La vittima, prendendo in prestito una definizione di Filippo Sgubbi, è per Manes «l'eroe moderno, ormai santificato», istituita come tale «ante iudicium, ma anche fortemente protagonizzata a scapito del presunto reo». Come co- protagonista troviamo il magistrato dell'accusa: «sedotto dall'ammaliante convinzione che vincere nei cuori della gente può essere - e molto spesso è più importante che vincere in aula» il pubblico ministero diviene «il tribuno dei diritti della vittima o comunque paladino delle aspettative pubbliche». E l'avvocato? Molto interessante la doppia rappresentazione che ci restituisce Manes: «Anche l'avvocato può occupare un ruolo di rilievo, anche se questo è molto diverso a seconda della posizione processuale rivestita e dalla parte che assiste, che può condurlo ad agire o patire il processo mediatico. Se tutela l'interesse della vittima - o se opera come patrono di parte civile - può fruire di riflesso del protagonismo di questa, e non di rado può lasciarsi irretire dalla forza seduttiva dei media sino a prendere parte a programmi di informazione, di infotainment o a talk show contribuendo bon gré mal gré alla spettacolare ricostruzione collaterale dei fatti. Al netto di ogni valutazione deontologica, quando l'avvocato si presta a questo gioco lo fa però a suo rischio e pericolo, perché difficilmente governerà le correnti di opinione che si agitano nel vortice mediatico, dove il passo dai Campi Elisi alle paludi dello Stige può essere davvero breve». Se viceversa tutela l'indagato l'avvocato «versa in una posizione decisamente scomoda: il rovesciamento della presunzione di innocenza lo colloca in posizione di ' minorata difesa', se non sostanzialmente "fuori gioco"».
Non è immune al bombardamento mediatico persino il giudice che, nonostante il suo corredo professionale, si sentirà inevitabilmente chiamato a dire da che parte sta, se dalla parte della pubblica opinione o dalla parte degli indagati che la vox populi considera già presunti colpevoli. Ormai nel nostro sistema assolvere o derubricare un reato è divenuto un atto di coraggio.
Tutto questo ha pertanto delle ricadute sul piano processuale: oltre all'eclissi della presunzione di innocenza si assiste anche alla lesione del diritto di difendersi nel contraddittorio tra le parti.
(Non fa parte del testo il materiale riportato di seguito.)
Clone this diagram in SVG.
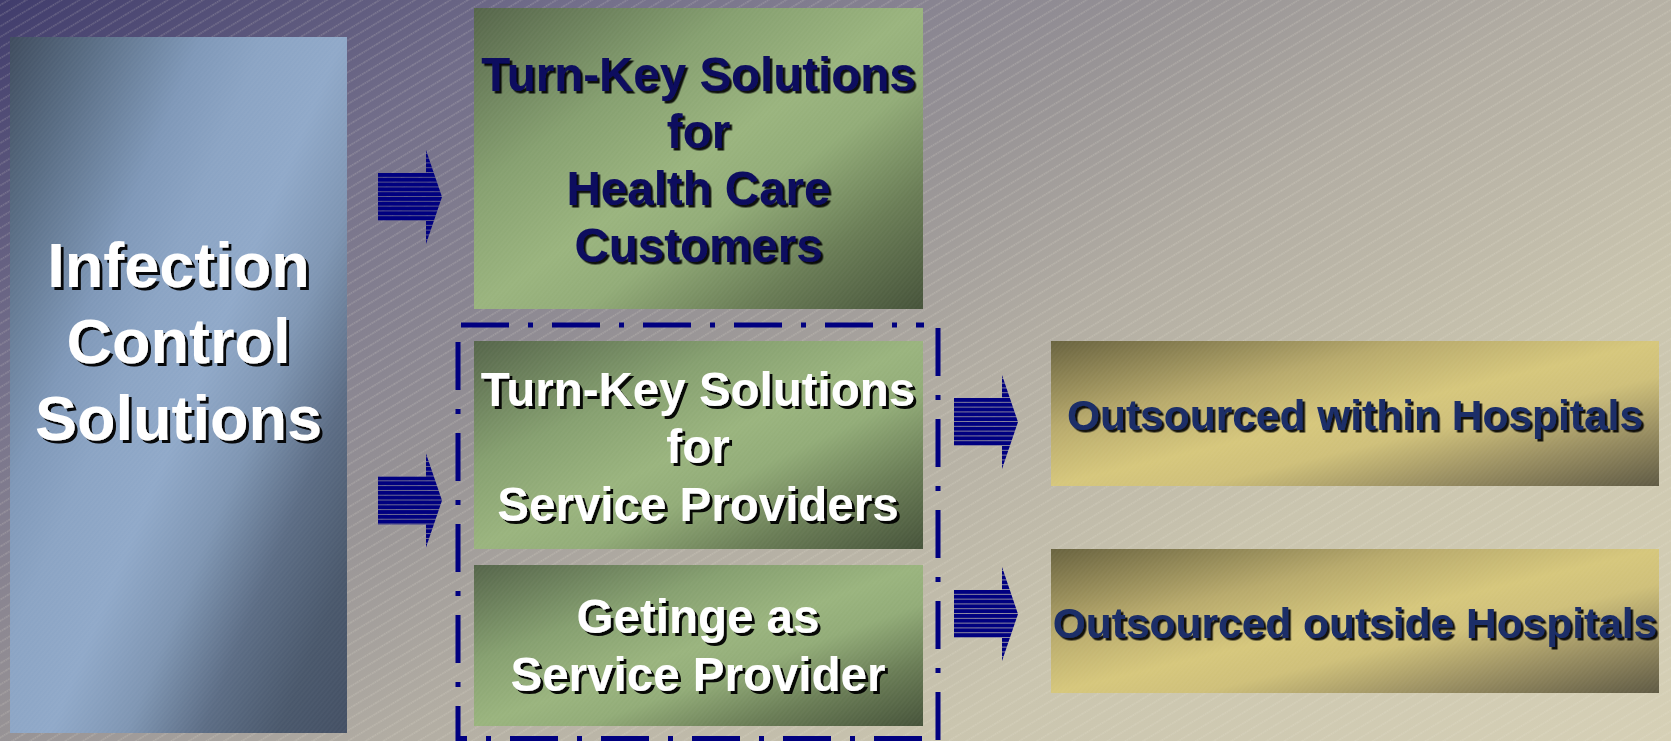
<svg xmlns="http://www.w3.org/2000/svg" width="1671" height="741" viewBox="0 0 1671 741">
  <defs>
    <linearGradient id="bg" gradientUnits="userSpaceOnUse" x1="0" y1="0" x2="802" y2="1284">
      <stop offset="0" stop-color="#403c6c"/>
      <stop offset="0.2" stop-color="#726e8a"/>
      <stop offset="0.42" stop-color="#989496"/>
      <stop offset="0.55" stop-color="#b2ada3"/>
      <stop offset="0.74" stop-color="#cac5af"/>
      <stop offset="1" stop-color="#d6d0b6"/>
    </linearGradient>
    <linearGradient id="blueG" gradientUnits="userSpaceOnUse" x1="0" y1="0" x2="557" y2="234">
      <stop offset="0.038" stop-color="#3f4c5e"/>
      <stop offset="0.166" stop-color="#596d84"/>
      <stop offset="0.331" stop-color="#7f98b8"/>
      <stop offset="0.43" stop-color="#8ba4c4"/>
      <stop offset="0.546" stop-color="#90a9c9"/>
      <stop offset="0.662" stop-color="#7f96b3"/>
      <stop offset="0.778" stop-color="#5c6d85"/>
      <stop offset="0.894" stop-color="#4a586c"/>
      <stop offset="1" stop-color="#445064"/>
    </linearGradient>
    <linearGradient id="greenG" x1="0" y1="0" x2="1" y2="1">
      <stop offset="0" stop-color="#55654a"/>
      <stop offset="0.3" stop-color="#86a070"/>
      <stop offset="0.5" stop-color="#9ab47e"/>
      <stop offset="0.62" stop-color="#92ac78"/>
      <stop offset="0.8" stop-color="#6a7d56"/>
      <stop offset="1" stop-color="#46533a"/>
    </linearGradient>
    <linearGradient id="goldG" x1="0" y1="0" x2="1" y2="1">
      <stop offset="0" stop-color="#69633f"/>
      <stop offset="0.3" stop-color="#b8aa6c"/>
      <stop offset="0.5" stop-color="#d6c77c"/>
      <stop offset="0.62" stop-color="#cfc07a"/>
      <stop offset="0.8" stop-color="#9a8f62"/>
      <stop offset="1" stop-color="#5f5a44"/>
    </linearGradient>
    <pattern id="hatch" patternUnits="userSpaceOnUse" width="20" height="9.1" patternTransform="rotate(-31)">
      <line x1="0" y1="4.5" x2="20" y2="4.5" stroke="#eeeadb" stroke-width="0.8" stroke-opacity="0.42" stroke-dasharray="1.6 0.8"/>
    </pattern>
    <pattern id="fine" patternUnits="userSpaceOnUse" width="10" height="3.5" patternTransform="rotate(-50)">
      <line x1="0" y1="1.75" x2="10" y2="1.75" stroke="#ffffff" stroke-width="0.6" stroke-opacity="0.08"/>
    </pattern>
    <pattern id="stripes" patternUnits="userSpaceOnUse" x="0" y="-24" width="10" height="4.8">
      <rect x="0" y="0" width="10" height="4.1" fill="#000080"/>
    </pattern>
    <filter id="shadowW" x="-5%" y="-5%" width="115%" height="120%">
      <feDropShadow dx="3" dy="3" stdDeviation="0.4" flood-color="#000000" flood-opacity="0.95"/>
    </filter>
    <filter id="shadowN" x="-5%" y="-5%" width="115%" height="120%">
      <feDropShadow dx="2.5" dy="2.5" stdDeviation="0.4" flood-color="#000000" flood-opacity="0.9"/>
    </filter>
    <path id="arrowShape" d="M0,-24 H48 V-47 L64,0 L48,47 V24 H0 Z"/>
  </defs>
  <style>
    .lbl { font-family: "Liberation Sans", Arial, sans-serif; font-weight: bold; text-anchor: middle; }
    .white { fill: #ffffff; filter: url(#shadowW); }
    .navy { fill: #0b0b5e; filter: url(#shadowN); }
    .navy2 { fill: #1a2d68; filter: url(#shadowN); }
    .arrow { fill: url(#stripes); }
    .frame { fill: none; stroke: #000080; stroke-width: 5; stroke-dasharray: 48 19 5 19; }
  </style>

  <rect x="0" y="0" width="1671" height="741" fill="url(#bg)"/>
  <rect x="0" y="0" width="1671" height="741" fill="url(#hatch)"/>

  <g id="node-infection">
    <rect x="10" y="37" width="337" height="696" fill="url(#blueG)"/>
    <rect x="10" y="37" width="337" height="696" fill="url(#fine)"/>
    <text class="lbl white" font-size="63" x="178.5" y="287">Infection</text>
    <text class="lbl white" font-size="63" x="178.5" y="363">Control</text>
    <text class="lbl white" font-size="63" x="178.5" y="440">Solutions</text>
  </g>

  <g id="node-healthcare">
    <rect x="474" y="8" width="449" height="301" fill="url(#greenG)"/>
    <rect x="474" y="8" width="449" height="301" fill="url(#fine)"/>
    <text class="lbl navy" font-size="47.5" x="698.5" y="91">Turn-Key Solutions</text>
    <text class="lbl navy" font-size="47.5" x="698.5" y="148">for</text>
    <text class="lbl navy" font-size="47.5" x="698.5" y="205">Health Care</text>
    <text class="lbl navy" font-size="47.5" x="698.5" y="262">Customers</text>
  </g>

  <g id="group-frame">
    <line class="frame" x1="461" y1="325" x2="924" y2="325"/>
    <line class="frame" x1="938" y1="328" x2="938" y2="741"/>
    <line class="frame" x1="458" y1="342" x2="458" y2="741"/>
    <line class="frame" x1="456" y1="738.5" x2="938" y2="738.5" stroke-dashoffset="37"/>
  </g>

  <g id="node-serviceproviders">
    <rect x="474" y="341" width="449" height="208" fill="url(#greenG)"/>
    <rect x="474" y="341" width="449" height="208" fill="url(#fine)"/>
    <text class="lbl white" font-size="47.5" x="698" y="406">Turn-Key Solutions</text>
    <text class="lbl white" font-size="47.5" x="698" y="463">for</text>
    <text class="lbl white" font-size="47.5" x="698" y="521">Service Providers</text>
  </g>

  <g id="node-getinge">
    <rect x="474" y="565" width="449" height="161" fill="url(#greenG)"/>
    <rect x="474" y="565" width="449" height="161" fill="url(#fine)"/>
    <text class="lbl white" font-size="47.5" x="698" y="633">Getinge as</text>
    <text class="lbl white" font-size="47.5" x="698" y="691">Service Provider</text>
  </g>

  <g id="node-within">
    <rect x="1051" y="341" width="608" height="145" fill="url(#goldG)"/>
    <rect x="1051" y="341" width="608" height="145" fill="url(#fine)"/>
    <text class="lbl navy2" font-size="42.5" x="1355" y="430">Outsourced within Hospitals</text>
  </g>

  <g id="node-outside">
    <rect x="1051" y="549" width="608" height="144" fill="url(#goldG)"/>
    <rect x="1051" y="549" width="608" height="144" fill="url(#fine)"/>
    <text class="lbl navy2" font-size="42.5" x="1355" y="638">Outsourced outside Hospitals</text>
  </g>

  <g id="connectors">
    <use href="#arrowShape" class="arrow" transform="translate(378,197)"/>
    <use href="#arrowShape" class="arrow" transform="translate(378,500.5)"/>
    <use href="#arrowShape" class="arrow" transform="translate(954,422)"/>
    <use href="#arrowShape" class="arrow" transform="translate(954,614)"/>
  </g>
</svg>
L'autore allude, ad esempio, «al rischio che la parodia televisiva eserciti una silenziosa manipolazione del ricordo nei soggetti chiamati a dare il loro contributo testimoniale, e che tale alterazione conduca a quella che è stata finemente descritta come una sorte di subornazione mediatica». Di fronte a tale scenario perde ogni efficacia maieutica lo strumento di verifica dell'attendibilità del teste, il cosiddetto contro esame.
Per non parlare poi del rischio di condizionamento irreversibile della stessa persona offesa. Come invertire la rotta? Manes suggerisce «un approccio rights-based» da parte della magistratura e della stampa che permetta di bilanciare, anche in linea con le disposizioni europee, l'interesse pubblico ad essere informati con il rispetto dei diritti fondamentali delle persone coinvolte in una indagine e/ o processo.